Andy wrote: 2 years ago Not quite sure how much you're into marshaling anything less than the sports forerunners (F1 mainly) but from own experience everything is allowed unless you turn up in shorts. Sometimes safety boots are required as well. These days you'll get an orange bib from the organizers unless you get along your own shiny overall. And even then you got to wear that bib.
Having marshaled the Isle of Man TT, the Manx Grand Prix and the Post TT races at Billown in different weather conditions I can tell you that you sometimes wish for a fur collar leather coat. Especially when you have to hide in the shades an entire Manx autumn day long.

It's nothing offensive, but back then this was the clothing to protect yourself especially when considering that it was a volunteer and it was one of the utmost coastal places in the Netherlands. A stiff breeze, anyone? ;)
You surely know more than I do, and lucky you! (maybe?) I've been to the Netherlands coast but it was full summer, so I would not know.

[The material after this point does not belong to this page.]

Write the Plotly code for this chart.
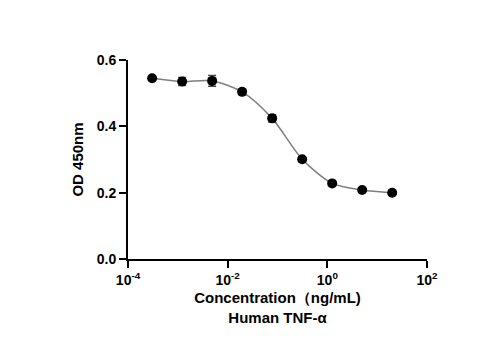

Wish I could visit the Isle of Man. I never got further than Blackpool (aside from Ireland). Did you ever meet Mansell?...

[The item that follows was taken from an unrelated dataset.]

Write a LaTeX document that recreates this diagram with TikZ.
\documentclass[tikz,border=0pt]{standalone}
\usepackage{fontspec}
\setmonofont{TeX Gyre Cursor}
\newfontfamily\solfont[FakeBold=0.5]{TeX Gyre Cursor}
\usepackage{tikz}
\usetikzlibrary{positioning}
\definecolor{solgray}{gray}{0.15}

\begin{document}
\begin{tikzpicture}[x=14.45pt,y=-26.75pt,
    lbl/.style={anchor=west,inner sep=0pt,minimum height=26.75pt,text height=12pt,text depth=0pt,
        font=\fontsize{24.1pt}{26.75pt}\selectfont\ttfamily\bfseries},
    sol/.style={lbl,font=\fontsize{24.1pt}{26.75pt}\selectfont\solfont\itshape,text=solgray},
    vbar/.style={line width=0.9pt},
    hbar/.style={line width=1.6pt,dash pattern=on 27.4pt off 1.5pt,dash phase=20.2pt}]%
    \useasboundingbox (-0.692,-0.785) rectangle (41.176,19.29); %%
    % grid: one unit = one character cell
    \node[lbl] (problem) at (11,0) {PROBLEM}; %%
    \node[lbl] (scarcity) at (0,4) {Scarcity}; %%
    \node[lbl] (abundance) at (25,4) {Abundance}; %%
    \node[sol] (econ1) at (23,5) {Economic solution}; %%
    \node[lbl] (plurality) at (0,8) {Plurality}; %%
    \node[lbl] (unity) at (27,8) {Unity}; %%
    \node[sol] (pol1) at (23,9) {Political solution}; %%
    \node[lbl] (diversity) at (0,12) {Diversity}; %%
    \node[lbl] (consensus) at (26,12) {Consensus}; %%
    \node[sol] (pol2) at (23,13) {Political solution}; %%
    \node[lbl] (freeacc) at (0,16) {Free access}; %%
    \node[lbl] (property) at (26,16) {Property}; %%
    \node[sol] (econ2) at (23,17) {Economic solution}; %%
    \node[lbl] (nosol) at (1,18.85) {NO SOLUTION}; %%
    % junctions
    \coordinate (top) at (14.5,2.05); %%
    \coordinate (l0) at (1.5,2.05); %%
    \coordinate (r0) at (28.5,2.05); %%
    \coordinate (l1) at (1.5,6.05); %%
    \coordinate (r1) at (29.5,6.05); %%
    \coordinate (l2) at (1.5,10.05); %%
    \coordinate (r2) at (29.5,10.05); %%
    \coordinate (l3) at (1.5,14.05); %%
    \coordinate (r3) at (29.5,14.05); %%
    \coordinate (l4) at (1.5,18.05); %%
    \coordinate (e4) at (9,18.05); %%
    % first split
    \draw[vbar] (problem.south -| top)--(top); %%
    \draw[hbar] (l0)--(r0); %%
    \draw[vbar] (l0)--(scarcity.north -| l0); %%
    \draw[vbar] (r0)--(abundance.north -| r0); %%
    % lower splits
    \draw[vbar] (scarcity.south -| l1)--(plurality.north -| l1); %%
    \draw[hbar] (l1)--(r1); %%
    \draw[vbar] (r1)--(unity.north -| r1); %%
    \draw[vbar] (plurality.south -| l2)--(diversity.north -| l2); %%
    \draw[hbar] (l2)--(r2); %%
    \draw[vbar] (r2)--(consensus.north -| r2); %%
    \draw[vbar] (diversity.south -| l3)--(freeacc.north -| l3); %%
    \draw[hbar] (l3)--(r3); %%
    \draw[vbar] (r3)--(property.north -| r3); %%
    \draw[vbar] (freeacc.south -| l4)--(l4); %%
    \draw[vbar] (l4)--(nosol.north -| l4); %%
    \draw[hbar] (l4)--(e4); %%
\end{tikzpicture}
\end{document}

Yeah, the whole matter is how F1 marshals were volunteers back then, and now they are professionals. I just wonder about how much it took to get to this stage. I was a baby when Roger died, but I watched on live TV Gerhard Berger almost burn alive at Imola 1989, and how the firefighters saved him. 16 years... you're right, I probably have 20/20 hindsight (as they say in Italy: "il senno di poi", which in the Eighties was often turned by sport magazines into "il Senna di poi") but still, when I think of Roger and Gerhard, I wonder why.